Working data:
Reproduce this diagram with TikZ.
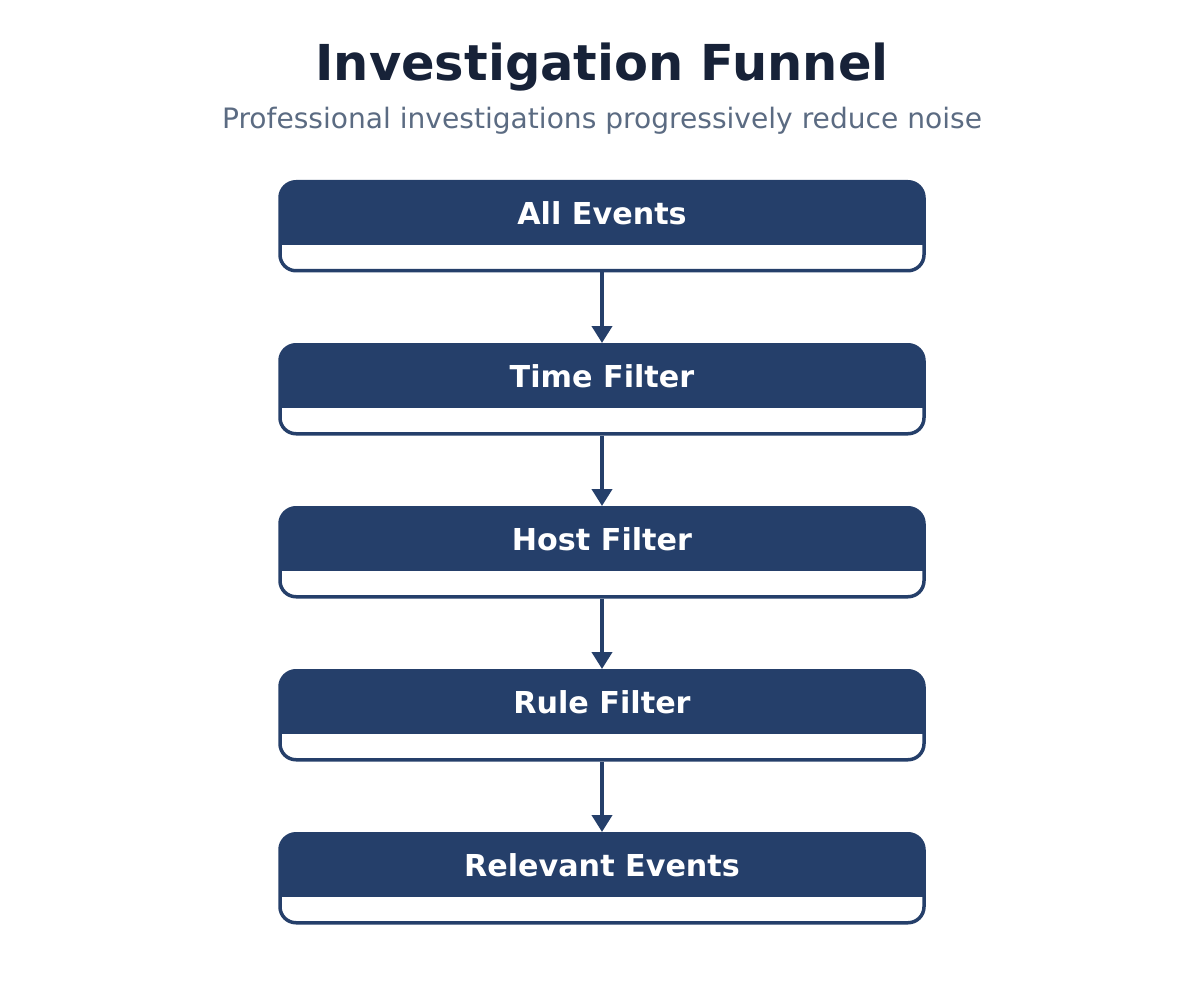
\documentclass[tikz,border=0pt]{standalone}
\usepackage{fontspec}
\setmainfont{DejaVu Sans}
\usetikzlibrary{arrows.meta}
\definecolor{navy}{HTML}{253F6A}
\definecolor{titlecol}{HTML}{172238}
\definecolor{subcol}{HTML}{5B6B82}
\tikzset{
  stagebox/.style={draw=navy, line width=3.5pt, rounded corners=16pt, minimum width=644pt, minimum height=89pt, inner sep=0pt, fill=white,
    path picture={\fill[navy, sharp corners] ([yshift=5pt]path picture bounding box.north west) rectangle ([yshift=-63pt]path picture bounding box.north east);}},
  stagelabel/.style={text=white, font=\bfseries\fontsize{30.2}{35}\selectfont, inner sep=0pt},
  flow/.style={draw=navy, line width=4pt, -{Triangle[width=20pt,length=17pt]}},
}
\begin{document}
\begin{tikzpicture}[x=1pt,y=-1pt]
\useasboundingbox (0,0) rectangle (1204,1008);
\node[font=\bfseries\fontsize{49.5}{58}\selectfont, text=titlecol] (title) at (602,67) {Investigation Funnel};
\node[font=\fontsize{28.1}{33}\selectfont, text=subcol] (subtitle) at (602,121) {Professional investigations progressively reduce noise};
\foreach \i/\top/\lab in {1/181.75/All Events, 2/344.75/Time Filter, 3/507.75/Host Filter, 4/670.75/Rule Filter, 5/833.75/Relevant Events}{
  \node[stagebox] (b\i) at (602,\top+44.5) {};
  \node[stagelabel] (t\i) at (602,\top+31.5) {\lab};
}
\foreach \a/\b in {1/2,2/3,3/4,4/5}{
  \draw[flow] (b\a.south) -- (b\b.north);
}
\end{tikzpicture}
\end{document}
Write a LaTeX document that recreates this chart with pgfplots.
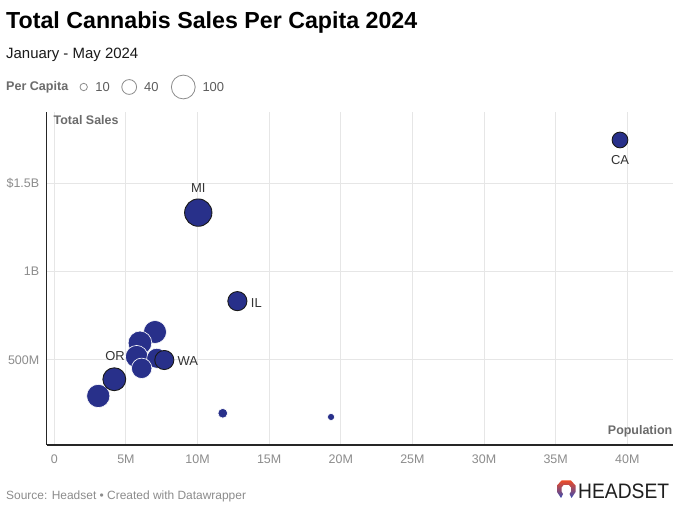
\documentclass[border=0pt]{standalone}
\usepackage{pgfplots}
\pgfplotsset{compat=1.18}
\usepackage{pgfplotstable}
\usetikzlibrary{backgrounds}
\usepackage{fontspec}
\setmainfont{Liberation Sans}
\definecolor{bub}{HTML}{28308A}
\definecolor{gridc}{HTML}{E6E6E6}
\definecolor{tickc}{HTML}{8C8C8C}
\definecolor{labc}{HTML}{6B6B6B}
\definecolor{txtc}{HTML}{333333}
\definecolor{srcc}{HTML}{8C8C8C}

% population (M), total sales (M$), per capita ($)
\pgfplotstableread{
x y pc
7.03 658 93.6
5.98 596 99.7
5.75 518 90
7.15 509 71
6.10 452 74
3.07 295 96
11.76 197 16.7
19.32 176 9.1
}\others

\pgfplotstableread{
x y pc
39.49 1747 44.2
10.05 1335 132.8
12.78 833 65.2
7.68 499 65.0
4.19 390 93.1
}\labeled

\begin{document}
\begin{tikzpicture}[x=1bp,y=1bp]
\begin{axis}[
  scale only axis,
  width=626bp, height=333.3bp,
  xmin=-0.53, xmax=43.17, ymin=17, ymax=1907.5,
  axis x line=bottom, axis y line=left,
  axis line style={-, draw=black!85, line width=1.3bp},
  xtick={0,5,10,15,20,25,30,35,40},
  xticklabels={0,5M,10M,15M,20M,25M,30M,35M,40M},
  ytick={500,1000,1500},
  yticklabels={500M,1B,\$1.5B},
  grid=major, major grid style={gridc, line width=0.9bp},
  major tick length=0pt,
  tick label style={text=tickc, font=\fontsize{12.5}{14}\selectfont},
  xticklabel style={yshift=-6bp},
  yticklabel style={xshift=-4bp},
  clip=false,
]
\coordinate (O) at (rel axis cs:0,0);
\addplot[scatter, only marks, mark=*,
  scatter/use mapped color={draw=white, fill=bub},
  mark options={line width=0.6bp},
  visualization depends on={1.19*sqrt(\thisrow{pc}) \as \rad},
  scatter/@pre marker code/.append style={/tikz/mark size=\rad}]
  table[x=x, y=y, meta=pc] {\others};
\addplot[scatter, only marks, mark=*,
  scatter/use mapped color={draw=black!90, fill=bub},
  mark options={line width=0.9bp},
  visualization depends on={1.19*sqrt(\thisrow{pc}) \as \rad},
  scatter/@pre marker code/.append style={/tikz/mark size=\rad}]
  table[x=x, y=y, meta=pc] {\labeled};
\begin{scope}[every node/.style={font=\fontsize{13}{15}\selectfont, text=txtc, inner sep=0pt}]
\node at (axis cs:39.49,1747) [yshift=-20bp] {CA};
\node at (axis cs:10.05,1335) [yshift=24.4bp] {MI};
\node at (axis cs:12.78,833) [xshift=19bp, yshift=-1.5bp] {IL};
\node at (axis cs:7.68,499) [xshift=23.5bp, yshift=-1bp] {WA};
\node at (axis cs:4.19,390) [xshift=0.7bp, yshift=23bp] {OR};
\end{scope}
\end{axis}
\begin{scope}[shift={(O)}, shift={(-46.7,-65)}]
\begin{scope}[on background layer]
\path[fill=white] (0,0) rectangle (680,510);
\end{scope}
% titles
\node[anchor=base west, inner sep=0pt, font=\fontsize{23.3}{27}\selectfont\bfseries] at (6,481.7) {Total Cannabis Sales Per Capita 2024};
\node[anchor=base west, inner sep=0pt, font=\fontsize{15}{18}\selectfont, text=black!90] at (6,451.7) {January - May 2024};
% legend
\node[anchor=west, inner sep=0pt, font=\fontsize{12.6}{15}\selectfont\bfseries, text=labc] at (6,423) {Per Capita};
\draw[black!45, line width=0.8bp] (83.7,423) circle (3.7);
\node[anchor=west, inner sep=0pt, font=\fontsize{13}{15}\selectfont, text=txtc!80] at (95.3,423) {10};
\draw[black!45, line width=0.8bp] (129.2,423) circle (7.4);
\node[anchor=west, inner sep=0pt, font=\fontsize{13}{15}\selectfont, text=txtc!80] at (144,423) {40};
\draw[black!45, line width=0.8bp] (183.3,423) circle (11.9);
\node[anchor=west, inner sep=0pt, font=\fontsize{13}{15}\selectfont, text=txtc!80] at (202.3,423) {100};
% axis titles
\node[anchor=west, inner sep=0pt, font=\fontsize{12.5}{15}\selectfont\bfseries, text=labc] at (53.5,390) {Total Sales};
\node[anchor=east, inner sep=0pt, font=\fontsize{12.5}{15}\selectfont\bfseries, text=labc] at (672.5,78.3) {Population};
% footer
\node[anchor=west, inner sep=0pt, font=\fontsize{12}{14}\selectfont, text=srcc] at (6,13.3) {Source: Headset \textbullet\ Created with Datawrapper};
% logo
\shade[top color={rgb,255:red,235;green,75;blue,40}, middle color={rgb,255:red,160;green,40;blue,135}, bottom color={rgb,255:red,55;green,75;blue,180}]
  (561.5,29.5) -- (571,29.5) -- (575.5,24.5) -- (575.5,18) -- (571.5,12) -- (569.5,16) -- (571,18.5) -- (571,22.5) -- (569,25) -- (563.5,25) -- (561.5,22.5) -- (561.5,18.5) -- (563,16) -- (561,12) -- (557,18) -- (557,24.5) -- cycle;
\node[anchor=west, inner sep=0pt, font=\fontsize{21}{23}\selectfont, text=black!88] at (578,18.5) {\scalebox{0.92}[1]{HEADSET}};
\pgfresetboundingbox
\path[use as bounding box] (0,0) rectangle (680,510);
\end{scope}
\end{tikzpicture}
\end{document}
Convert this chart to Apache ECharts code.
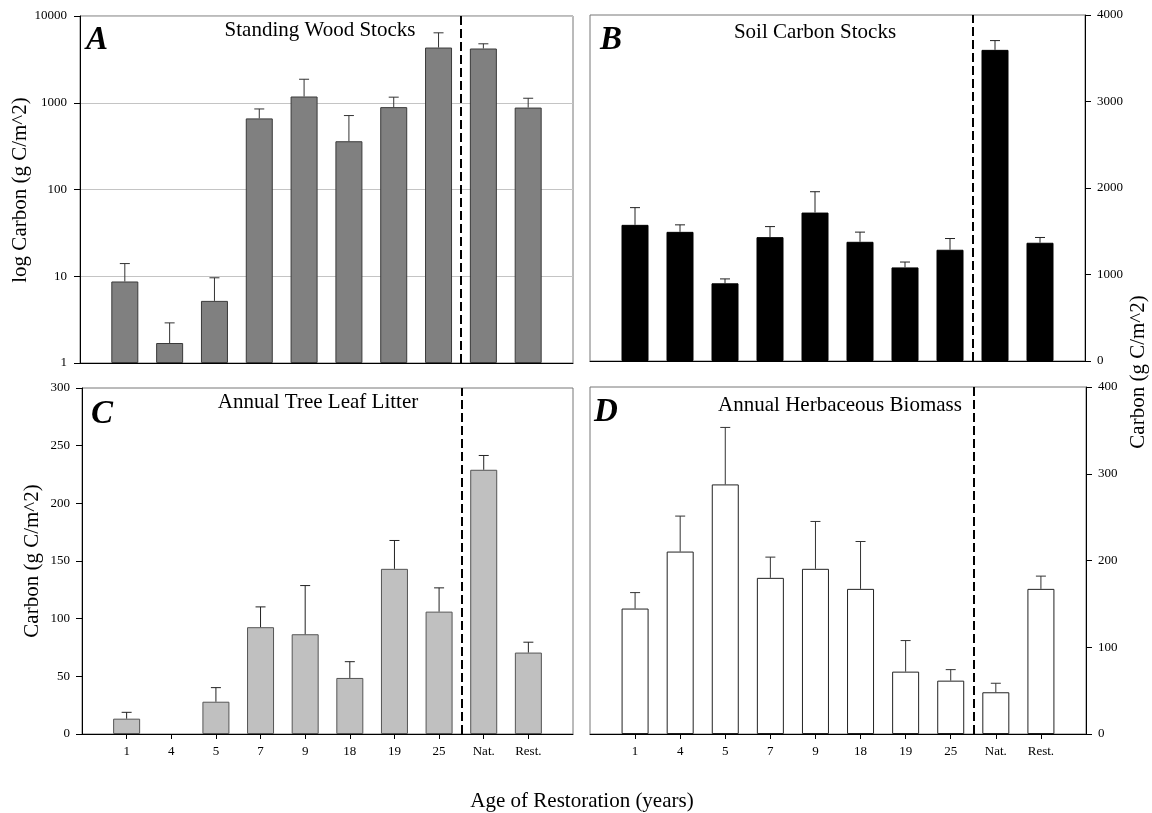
<!DOCTYPE html>
<html><head><meta charset="utf-8">
<script src="https://cdn.jsdelivr.net/npm/echarts@6/dist/echarts.min.js"></script>
<style>html,body{margin:0;padding:0;background:#fff}#c{width:1152px;height:813px}</style>
</head><body><div id="c"></div>
<script>
// ---- data ----
const categories = ['1', '4', '5', '7', '9', '18', '19', '25', 'Nat.', 'Rest.'];
// A: Standing wood stocks (g C/m^2), mean and standard error
const woodMean = [8.7, 1.7, 5.2, 660, 1180, 360, 890, 4330, 4220, 880];
const woodSE   = [5.3, 1.2, 4.4, 188, 686, 352, 270, 2070, 560, 247];
// B: Soil carbon stocks
const soilMean = [1574, 1493, 898, 1432, 1716, 1378, 1082, 1286, 3597, 1367];
const soilSE   = [199, 81, 51, 122, 241, 112, 62, 130, 107, 61];
// C: Annual tree leaf litter
const litterMean = [13.3, 0, 28, 92.6, 86.5, 48.6, 143.2, 106.1, 229.1, 70.6];
const litterSE   = [5.5, 0, 12.2, 17.6, 42.2, 14.1, 24.6, 20.6, 12.4, 9];
// D: Annual herbaceous biomass
const herbMean = [144.6, 210.3, 287.7, 180, 190.4, 167.3, 71.9, 61.5, 48.1, 167.3];
const herbSE   = [18.4, 40.9, 65.7, 23.9, 54.6, 54.6, 35.8, 12.7, 10.4, 14.7];
const panelTitles = ['Standing Wood Stocks', 'Soil Carbon Stocks', 'Annual Tree Leaf Litter', 'Annual Herbaceous Biomass'];
const panelLetters = ['A', 'B', 'C', 'D'];
const dividerPos = 8.5; // between "25" and "Nat."

// ---- chart ----
const F = 'Liberation Serif';
const chart = echarts.init(document.getElementById('c'), null, {renderer: 'canvas'});
const xPos = categories.map((c, i) => i + 1);
const barData = mean => mean.map((v, i) => [i + 1, v === 0 ? null : v]);
const errData = (mean, se) => mean.map((v, i) => [i + 1, v, v + se[i]]);
const plain = v => String(v);

function xAxisCfg(gridIndex, showLabels) {
  return {
    type: 'value', gridIndex, min: 0, max: 11, interval: 1,
    axisLine: {show: true, onZero: false, lineStyle: {color: '#000', width: 1}},
    axisTick: {show: showLabels, length: 5, inside: false, customValues: xPos, lineStyle: {color: '#000'}},
    axisLabel: {show: showLabels, customValues: xPos, formatter: v => categories[v - 1] || '',
      margin: 11, fontFamily: F, fontSize: 13, color: '#000'},
    splitLine: {show: false}
  };
}
function yAxisCfg(gridIndex, pos, extra) {
  return Object.assign({
    gridIndex, position: pos,
    axisLine: {show: true, onZero: false, lineStyle: {color: '#000', width: 1}},
    axisTick: {show: true, length: 6, inside: false, lineStyle: {color: '#000'}},
    axisLabel: {margin: 12, fontFamily: F, fontSize: 13, color: '#000', formatter: plain},
    splitLine: {show: false}
  }, extra);
}
function errRender(color) {
  return function (params, api) {
    const x = api.value(0), m = api.value(1), t = api.value(2);
    if (!(t > m)) return null;
    const p0 = api.coord([x, m]), p1 = api.coord([x, t]);
    const w = 5;
    return {type: 'group', children: [
      {type: 'line', shape: {x1: p0[0], y1: p0[1], x2: p1[0], y2: p1[1]}, style: {stroke: color, lineWidth: 1}},
      {type: 'line', shape: {x1: p1[0] - w, y1: p1[1], x2: p1[0] + w, y2: p1[1]}, style: {stroke: color, lineWidth: 1}}
    ]};
  };
}
function barSeries(k, mean, fill, border) {
  return {
    type: 'bar', xAxisIndex: k, yAxisIndex: k, data: barData(mean), barWidth: 27,
    itemStyle: {color: fill, borderColor: border, borderWidth: 1},
    markLine: {silent: true, symbol: ['none', 'none'], label: {show: false},
      lineStyle: {color: '#000', width: 2, type: [9, 4]}, data: [{xAxis: dividerPos}]}
  };
}
function errSeries(k, mean, se, color) {
  return {type: 'custom', xAxisIndex: k, yAxisIndex: k, data: errData(mean, se),
    encode: {x: 0, y: [1, 2]}, renderItem: errRender(color), z: 5};
}
function txt(x, y, text, font, extra) {
  return Object.assign({type: 'text', x, y, silent: true,
    style: {text, font, fill: '#000', textAlign: 'center', align: 'center', textVerticalAlign: 'middle', verticalAlign: 'middle'}}, extra || {});
}
const titleFont = '21px "Liberation Serif"';
const letterFont = 'italic bold 33px "Liberation Serif"';
const gridStyle = {show: true, borderColor: '#777', borderWidth: 1, backgroundColor: 'transparent'};

const option = {
  animation: false,
  backgroundColor: '#fff',
  grid: [
    Object.assign({left: 80, top: 16, width: 493, height: 347}, gridStyle),
    Object.assign({left: 590, top: 15, width: 495, height: 346}, gridStyle),
    Object.assign({left: 82, top: 388, width: 491, height: 346}, gridStyle),
    Object.assign({left: 590, top: 387, width: 496, height: 347}, gridStyle)
  ],
  xAxis: [xAxisCfg(0, false), xAxisCfg(1, false), xAxisCfg(2, true), xAxisCfg(3, true)],
  yAxis: [
    yAxisCfg(0, 'left', {type: 'log', logBase: 10, min: 1, max: 10000,
      axisLabel: {margin: 13, fontFamily: F, fontSize: 13, color: '#000', formatter: plain},
      splitLine: {show: true, lineStyle: {color: '#c4c4c4', width: 1}}}),
    yAxisCfg(1, 'right', {type: 'value', min: 0, max: 4000, interval: 1000}),
    yAxisCfg(2, 'left', {type: 'value', min: 0, max: 300, interval: 50}),
    yAxisCfg(3, 'right', {type: 'value', min: 0, max: 400, interval: 100})
  ],
  series: [
    barSeries(0, woodMean, '#808080', '#3a3a3a'),
    errSeries(0, woodMean, woodSE, '#333'),
    barSeries(1, soilMean, '#000', '#000'),
    errSeries(1, soilMean, soilSE, '#222'),
    barSeries(2, litterMean, '#c0c0c0', '#555'),
    errSeries(2, litterMean, litterSE, '#222'),
    barSeries(3, herbMean, '#fff', '#222'),
    errSeries(3, herbMean, herbSE, '#333')
  ],
  graphic: [
    txt(320, 30, panelTitles[0], titleFont),
    txt(815, 32, panelTitles[1], titleFont),
    txt(318, 402, panelTitles[2], titleFont),
    txt(840, 405, panelTitles[3], titleFont),
    txt(97, 40, panelLetters[0], letterFont),
    txt(611, 40, panelLetters[1], letterFont),
    txt(102, 414, panelLetters[2], letterFont),
    txt(606, 412, panelLetters[3], letterFont),
    txt(20, 190, 'log Carbon (g C/m^2)', titleFont, {rotation: Math.PI / 2}),
    txt(32, 561, 'Carbon (g C/m^2)', titleFont, {rotation: Math.PI / 2}),
    txt(1138, 372, 'Carbon (g C/m^2)', titleFont, {rotation: Math.PI / 2}),
    txt(582, 801, 'Age of Restoration (years)', titleFont)
  ]
};
chart.setOption(option);
</script>
</body></html>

Exercise instructions: Start at the line above containing "Convert this chart to Apache ECharts code." and stop at the line containing "const dividerPos = 8.5;": print those lines and everything between them exactly, but not the pictures.

Correct output:
Convert this chart to Apache ECharts code.
<!DOCTYPE html>
<html><head><meta charset="utf-8">
<script src="https://cdn.jsdelivr.net/npm/echarts@6/dist/echarts.min.js"></script>
<style>html,body{margin:0;padding:0;background:#fff}#c{width:1152px;height:813px}</style>
</head><body><div id="c"></div>
<script>
// ---- data ----
const categories = ['1', '4', '5', '7', '9', '18', '19', '25', 'Nat.', 'Rest.'];
// A: Standing wood stocks (g C/m^2), mean and standard error
const woodMean = [8.7, 1.7, 5.2, 660, 1180, 360, 890, 4330, 4220, 880];
const woodSE   = [5.3, 1.2, 4.4, 188, 686, 352, 270, 2070, 560, 247];
// B: Soil carbon stocks
const soilMean = [1574, 1493, 898, 1432, 1716, 1378, 1082, 1286, 3597, 1367];
const soilSE   = [199, 81, 51, 122, 241, 112, 62, 130, 107, 61];
// C: Annual tree leaf litter
const litterMean = [13.3, 0, 28, 92.6, 86.5, 48.6, 143.2, 106.1, 229.1, 70.6];
const litterSE   = [5.5, 0, 12.2, 17.6, 42.2, 14.1, 24.6, 20.6, 12.4, 9];
// D: Annual herbaceous biomass
const herbMean = [144.6, 210.3, 287.7, 180, 190.4, 167.3, 71.9, 61.5, 48.1, 167.3];
const herbSE   = [18.4, 40.9, 65.7, 23.9, 54.6, 54.6, 35.8, 12.7, 10.4, 14.7];
const panelTitles = ['Standing Wood Stocks', 'Soil Carbon Stocks', 'Annual Tree Leaf Litter', 'Annual Herbaceous Biomass'];
const panelLetters = ['A', 'B', 'C', 'D'];
const dividerPos = 8.5; // between "25" and "Nat."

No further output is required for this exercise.